Temi, la pace, la riconciliazione, che troveranno quasi certamente spazio nelle parole che il Papa pronuncerà in Angola, in occasione dell’incontro con il corpo diplomatico, quasi messaggio al nord ricco del mondo e al sud che cerca il suo futuro. “Non lasciate che le differenze e le distanze fra di voi si cristallizzino in muri che possano dividervi”, diceva papa Wojtyla ai vescovi riuniti a Yaoundé. Parole che ancor più possono essere dirette a coloro che rappresentano popoli e nazioni e che devono guardare proprio allo sviluppo nella solidarietà. Tanti sono i mali che affliggono l’Africa. Questo perché ci sono ancora molte, troppe guerre nel continente, molte dimenticate, nascoste. Guerre che spesso sono alimentate da interessi economici esterni ai Paesi e al continente. La pace non può essere costruita se c’è sfruttamento dell’uomo sull’uomo, se si costruisce il futuro dei popoli nella violenza, nella corruzione.
Pensate, nell’elenco Onu dei Paesi più corrotti del mondo, nel 2007, il Cameroun appariva al primo posto, e i vescovi hanno più volte espresso la loro preoccupazione sottolineando le appropriazioni indebite, i favoritismi, lo spreco delle risorse pubbliche: “La vita cristiana non riflette la fede in Cristo principe della giustizia e della verità”.

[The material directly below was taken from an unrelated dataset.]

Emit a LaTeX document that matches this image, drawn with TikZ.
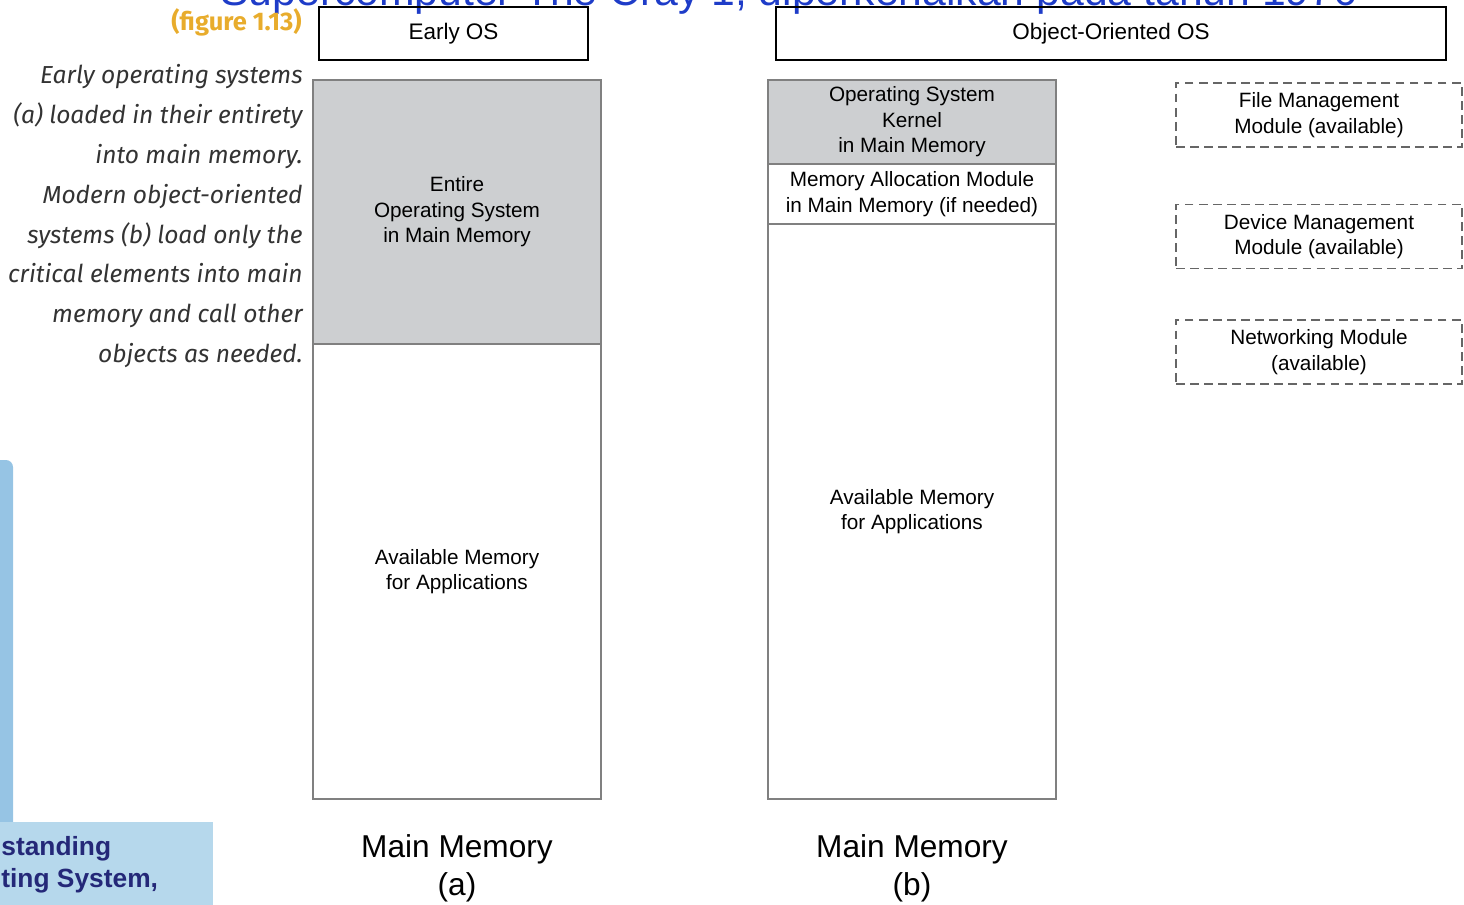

Il Sinodo africano avrà successo e sarà un’occasione favorevole alla crescita del continente nella misura in cui la Chiesa, i laici sapranno trovare la forza per proporre un loro modo di essere testimoni credibili e artefici dei cambiamenti: “Si tratta di far penetrare il Vangelo nel più profondo delle culture e delle tradizioni del vostro popolo – diceva papa Benedetto proprio ai vescovi camerunensi nel marzo del 2006 – caratterizzate dalla ricchezza dei loro valori umani, spirituali e morali, senza smettere di purificare tali culture, attraverso una necessaria conversione di ciò che in esse si oppone alla pienezza di verità e di vita che si manifesta in Gesù Cristo”.
Il viaggio di Benedetto XVI diventa così sospiro di speranza, passo che invita a costruire un futuro nuovo dove la promozione umana sia coniugata con l’evangelizzazione, lo sviluppo con la fine dei colonialismi. Viaggio ancora, che il Papa pone sotto la protezione di San Giuseppe, il 19 marzo lo festeggerà a Yaoundé, insieme a tutte le popolazioni dell’Africa “con le sfide che le segnano e le speranze che le animano”. In particolare il Papa pensa “alle vittime della fame, delle malattie, delle ingiustizie, dei conflitti fratricidi e di ogni forma di violenza che purtroppo continua a colpire adulti e bambini, senza risparmiare missionari, sacerdoti, religiosi, religiose e volontari”.